━━━ Extracted data ━━━

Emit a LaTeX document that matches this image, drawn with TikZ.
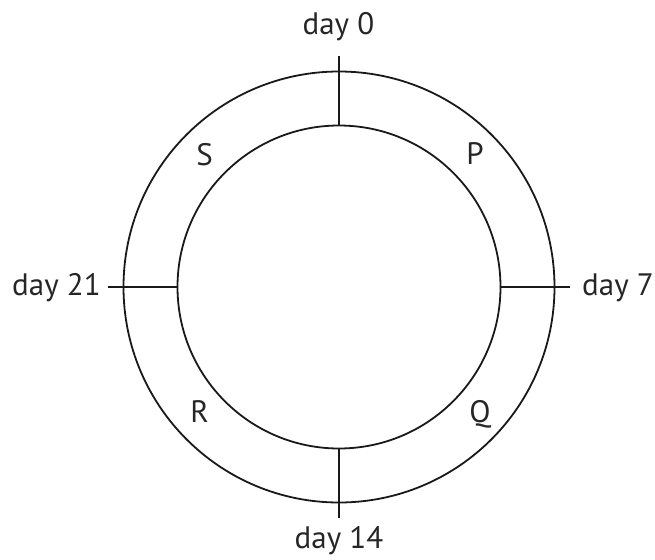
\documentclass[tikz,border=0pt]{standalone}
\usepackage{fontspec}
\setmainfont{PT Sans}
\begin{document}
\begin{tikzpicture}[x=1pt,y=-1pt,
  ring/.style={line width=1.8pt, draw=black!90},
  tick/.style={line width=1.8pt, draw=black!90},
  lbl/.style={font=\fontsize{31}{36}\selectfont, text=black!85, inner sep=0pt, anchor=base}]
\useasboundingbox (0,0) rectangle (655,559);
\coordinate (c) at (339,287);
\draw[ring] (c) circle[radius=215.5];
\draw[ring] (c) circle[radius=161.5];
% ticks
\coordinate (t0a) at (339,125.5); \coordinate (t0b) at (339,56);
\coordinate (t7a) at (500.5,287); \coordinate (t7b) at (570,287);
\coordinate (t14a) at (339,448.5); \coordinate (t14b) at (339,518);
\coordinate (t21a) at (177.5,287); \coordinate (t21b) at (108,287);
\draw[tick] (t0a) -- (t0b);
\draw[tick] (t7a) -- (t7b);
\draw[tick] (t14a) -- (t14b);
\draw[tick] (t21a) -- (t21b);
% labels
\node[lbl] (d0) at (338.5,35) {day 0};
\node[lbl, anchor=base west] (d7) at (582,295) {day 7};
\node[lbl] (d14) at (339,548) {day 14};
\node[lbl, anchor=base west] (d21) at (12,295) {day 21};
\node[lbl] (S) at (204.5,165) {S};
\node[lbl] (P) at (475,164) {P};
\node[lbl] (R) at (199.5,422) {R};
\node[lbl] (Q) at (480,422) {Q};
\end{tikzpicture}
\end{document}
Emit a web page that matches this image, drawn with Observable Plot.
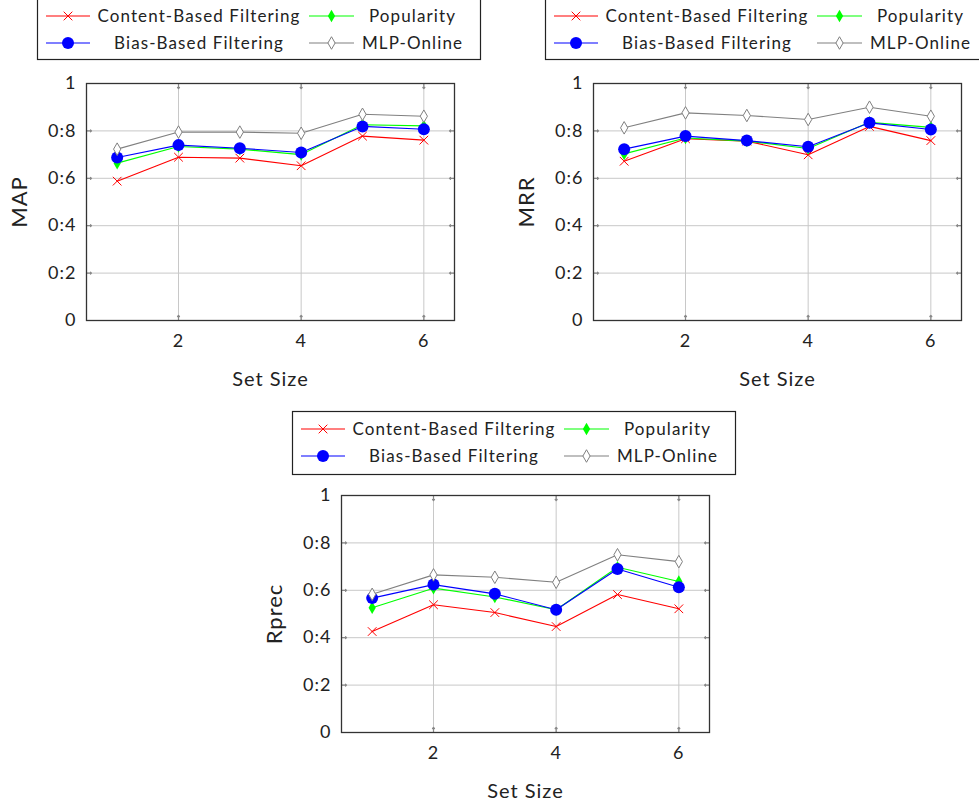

━━━

Description of the task: Reproduce each entry verbatim, excluding any embedded images.

Exercise solution:
Emit a LaTeX document that matches this image, drawn with TikZ.
\documentclass[tikz,border=0pt]{standalone}
\usepackage{fontspec}
\setmainfont{PT Sans}
\begin{document}
\begin{tikzpicture}[x=1pt,y=-1pt,
  ring/.style={line width=1.8pt, draw=black!90},
  tick/.style={line width=1.8pt, draw=black!90},
  lbl/.style={font=\fontsize{31}{36}\selectfont, text=black!85, inner sep=0pt, anchor=base}]
\useasboundingbox (0,0) rectangle (655,559);
\coordinate (c) at (339,287);
\draw[ring] (c) circle[radius=215.5];
\draw[ring] (c) circle[radius=161.5];
% ticks
\coordinate (t0a) at (339,125.5); \coordinate (t0b) at (339,56);
\coordinate (t7a) at (500.5,287); \coordinate (t7b) at (570,287);
\coordinate (t14a) at (339,448.5); \coordinate (t14b) at (339,518);
\coordinate (t21a) at (177.5,287); \coordinate (t21b) at (108,287);
\draw[tick] (t0a) -- (t0b);
\draw[tick] (t7a) -- (t7b);
\draw[tick] (t14a) -- (t14b);
\draw[tick] (t21a) -- (t21b);
% labels
\node[lbl] (d0) at (338.5,35) {day 0};
\node[lbl, anchor=base west] (d7) at (582,295) {day 7};
\node[lbl] (d14) at (339,548) {day 14};
\node[lbl, anchor=base west] (d21) at (12,295) {day 21};
\node[lbl] (S) at (204.5,165) {S};
\node[lbl] (P) at (475,164) {P};
\node[lbl] (R) at (199.5,422) {R};
\node[lbl] (Q) at (480,422) {Q};
\end{tikzpicture}
\end{document}
Emit a web page that matches this image, drawn with Observable Plot.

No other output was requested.